For the record, you won’t find coral in the Dead Sea, as I find whenever I go to the Red Sea or in some other equatorial water. The Dead Sea is aptly named. There’s no life. Just a vast expanse of white salt formations that look rather like bleached coral. Occasionally we’d see a salt ‘cathedral’ that added to the otherwise uniform bottom relief. Sometimes we’d see walls forming cuts and gullies, or a cave would appear. But in general this was an otherworldly underwater landscape. It’s a truly unique experience.
After a couple of dives in this very unusual place you might think you’ve seen it all. But Avi Bresler would disagree. He’s the owner of Dead Sea Divers and says the ancient, holy land waters are “almost mystical…I can’t imagine going even one week without a dive in the Dead Sea,” he said.

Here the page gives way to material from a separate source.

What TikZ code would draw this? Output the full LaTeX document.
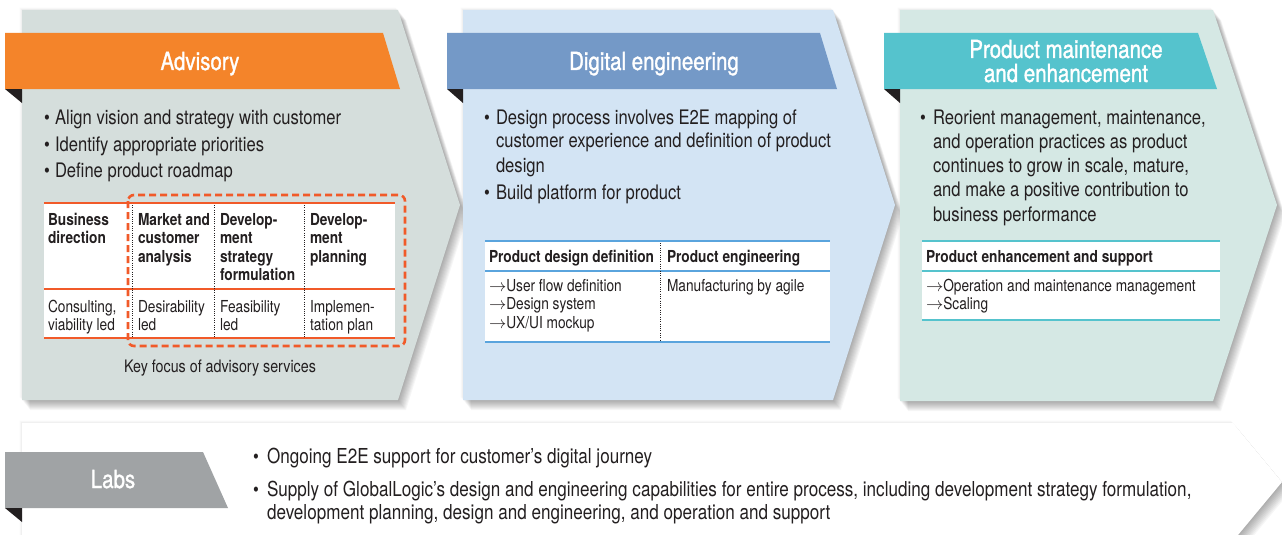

If you’re visiting this part of the world there’s lots to see that include other diving options and plenty to see topside. The fortification at Masada is truly ancient history that overlooks the Dead Sea. Jerusalem is fairly close at hand and a few hours drive to the south are superb Red Sea dive sites near Eilat in Israel and Aqaba in nearby Jordan. The historical and archaeological treasure of Petra, in Jordan, is a UNESCO World Heritage Site also not far from the Dead Sea on the Jordanian side. There are fabulous desert canyons and marvelous vistas in this region and just an hour north is the Mediterranean Sea.
This is my home and I know I’ll return to the Dead Sea. The diving it offers is extreme but strangely compelling.
Dead Sea Divers is the only company operating at the Dead Sea, now almost 15 years in business. They provide instruction, equipment and guide services. Go to: www.deadseadivers.com
The most popular dive site and the easiest to reach is located close to the hotels in the southern part of the sea. At some places in the North Sea, it’s possible to see the springs. In this area of freshwater inflow you sink faster because salinity is diluted. Some caves have been discovered but they are relatively deep. They are accessible only by boat.